Sin embargo, y como también nos enseña la Iglesia, los que estamos en la tierra podemos hacer bastante para aliviar las penas de los purgantes y adelantar su entrada en el cielo:  “si los verdaderos penitentes salieren de este mundo antes de haber satisfecho con frutos dignos de penitencia por lo cometido y omitido, sus almas son purgadas con penas purificadoras después de la muerte, y para ser aliviadas de esas penas, les aprovechan los sufragios de los fieles vivos, tales como el sacrificio de la misa, oraciones y limosna y otros oficios de piedad, que los fieles acostumbran practicar por los otros fieles, según las instrucciones de la Iglesia” (Concilio de Florencia).


 ¿Quién puede asegurar que no tenga ningún familiar o conocido en el purgatorio? Es más, me atrevo a decir que el número de los que ingresan en él se ha incrementado en los últimos tiempos, si han evitado el infierno, a tenor de las formas de vida y desprecio por las cosas de Dios que se está colando en nuestra sociedad y está arrastrando a tantos de nuestros coetáneos, sin contar la gran cantidad de cristianos para los que la fe es algo no fundamental esencialmente, al menos, como coherencia de vida. En este momento vienen a mi memoria las palabras siguientes de la autora del libro Entre el cielo y la Tierra. Historias del purgatorio: “¡Ay, cuánto me duele ahora no haber orado de corazón durante los funerales a los que he acudido en el pasado! […] ¡Cuántas veces he visto que la gente acude a un funeral solo para quedar bien  con los enlutados parientes! Y el colmo de la desfachatez es descubrir que alguno hasta se acerca al banco de la doliente familia, a quien abraza para salir de la iglesia de inmediato y marcharse a su casa o ver el partido” (María Vallejo-Nágera).
Incluso, pensando egoístamente, cuando se vive de espaldas a esta realidad y así se enseña a los propios hijos, si uno, tras la muerte, está en el purgatorio (al menos se habrá salvado), quizá nadie pida por él, ni su propia familia. Mi hija mayor escuchaba hace unos días a unas madres relativamente jóvenes coincidir en que ellas no habían ofrecido ni una misa por sus madres cuando murieron. ¡Qué lástima! Tener este medio maravilloso para aliviar y reducir las penas de seres queridos y no utilizarlo.
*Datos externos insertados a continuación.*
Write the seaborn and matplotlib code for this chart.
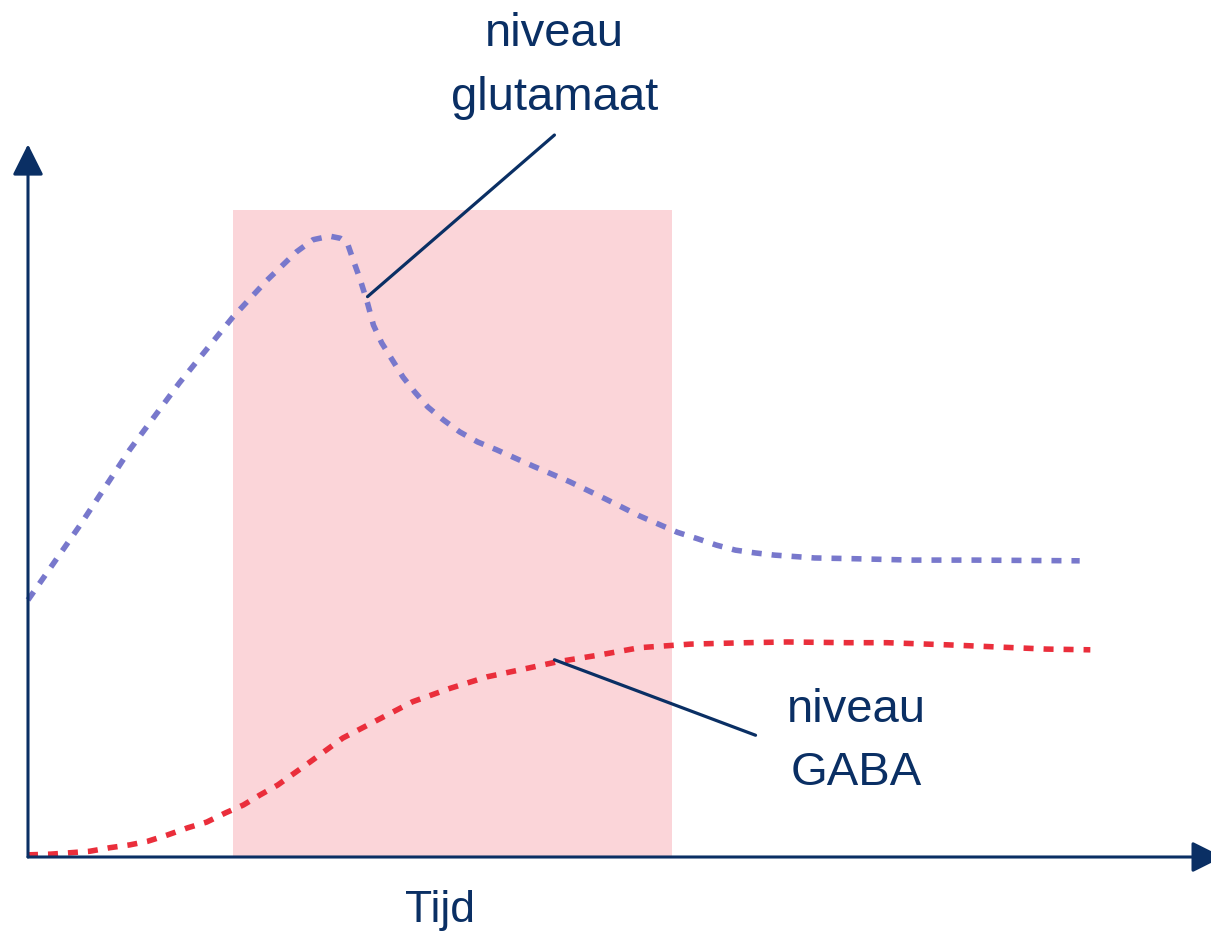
import matplotlib
matplotlib.use('Agg')
import matplotlib.pyplot as plt
import seaborn as sns

# tijd en niveaus
glu_tijd = [0.00, 0.44, 0.86, 1.28, 1.73, 2.02, 2.27, 2.41, 2.55, 2.64, 2.70, 2.75, 2.81,
            2.87, 2.92, 2.99, 3.08, 3.17, 3.27, 3.38, 3.51, 3.65, 3.80, 3.96, 4.27, 4.58,
            4.88, 5.17, 5.49, 5.66, 5.82, 5.98, 6.15, 6.31, 6.65, 6.97, 7.48, 7.99, 8.89]
glu_niveau = [36.1, 46.6, 57.2, 66.6, 75.8, 81.0, 85.0, 86.7, 87.2, 86.9, 86.2, 83.8, 81.0,
              77.8, 74.7, 72.2, 69.8, 67.4, 65.3, 63.2, 61.4, 59.7, 58.3, 57.2, 54.9, 52.7,
              50.3, 47.9, 45.6, 44.7, 43.8, 43.1, 42.7, 42.4, 42.0, 41.9, 41.7, 41.7, 41.6]

gaba_tijd = [0.00, 0.19, 0.36, 0.52, 0.69, 0.86, 1.01, 1.18, 1.35, 1.51, 1.67, 1.82, 1.96,
             2.11, 2.38, 2.66, 2.95, 3.25, 3.57, 3.88, 4.22, 4.47, 4.84, 5.17, 5.60, 6.08,
             6.42, 6.92, 7.26, 7.77, 8.19, 8.61, 8.98]
gaba_niveau = [0.3, 0.4, 0.6, 0.8, 1.3, 1.7, 2.2, 3.1, 4.1, 4.9, 6.2, 7.3, 8.7,
               10.1, 13.3, 16.7, 19.2, 21.8, 23.7, 25.3, 26.5, 27.4, 28.4, 29.4, 29.9, 30.1,
               30.2, 30.1, 30.1, 29.8, 29.5, 29.2, 29.1]

# periode met prikkel (roze vlak)
prikkel_start, prikkel_eind, prikkel_hoogte = 1.73, 5.44, 90.9

labels_glu = ['niveau', 'glutamaat']
labels_gaba = ['niveau', 'GABA']
x_label = 'Tijd'

navy = '#0a2f64'
blauw = '#7878cc'
rood = '#ea2e3b'
roze = '#fbd5d9'

sns.set_style('white')
plt.rcParams['font.family'] = ['Liberation Sans', 'DejaVu Sans']

fig = plt.figure(figsize=(12.11, 9.33), dpi=100)
ax = fig.add_axes([28 / 1211, 76 / 933, 1183 / 1211, 712 / 933])
ax.set_xlim(0, 10)
ax.set_ylim(0, 100)
ax.axis('off')

ax.axvspan(prikkel_start, prikkel_eind, ymin=0, ymax=prikkel_hoogte / 100,
           color=roze, lw=0, zorder=0)

sns.lineplot(x=glu_tijd, y=glu_niveau, ax=ax, color=blauw, lw=4.0, estimator=None,
             sort=False, linestyle=(0, (1.8, 1.8)), clip_on=False, zorder=3)
sns.lineplot(x=gaba_tijd, y=gaba_niveau, ax=ax, color=rood, lw=4.0, estimator=None,
             sort=False, linestyle=(0, (1.8, 1.8)), clip_on=False, zorder=3)

# assen met pijlen
pijl = dict(arrowstyle='-|>,head_length=1.9,head_width=0.95', color=navy, lw=2.2,
            shrinkA=0, shrinkB=0, mutation_scale=10)
ax.annotate('', xy=(0, 100.1), xytext=(0, 0), arrowprops=pijl, annotation_clip=False)
ax.annotate('', xy=(10.10, 0), xytext=(0, 0), arrowprops=pijl, annotation_clip=False)

# aanwijslijnen
ax.plot([2.87, 4.45], [78.7, 101.4], color=navy, lw=2.3, clip_on=False, zorder=4)
ax.plot([4.45, 6.15], [27.7, 17.1], color=navy, lw=2.3, clip_on=False, zorder=4)

ax.text(4.45, 113.9, labels_glu[0], ha='center', va='baseline', fontsize=34, color=navy)
ax.text(4.45, 104.9, labels_glu[1], ha='center', va='baseline', fontsize=34, color=navy)
ax.text(7.0, 19.0, labels_gaba[0], ha='center', va='baseline', fontsize=34, color=navy)
ax.text(7.0, 10.1, labels_gaba[1], ha='center', va='baseline', fontsize=34, color=navy)
ax.text(3.48, -9.1, x_label, ha='center', va='baseline', fontsize=32, color=navy)

plt.savefig('out.png', dpi=100, facecolor='white')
 Tomemos conciencia de esta oportunidad y utilicemos los varios medios que la Santa Iglesia nos enseña para ayudar a nuestro familiares y conocidos necesitados y para pedir por aquellos que se encuentran en circunstancias parecidas pero que nadie pide por ellos. Y no lo hagamos solo ahora, sino que adquiramos la costumbre de orar y ofrecer por ellos a lo largo de todo el año.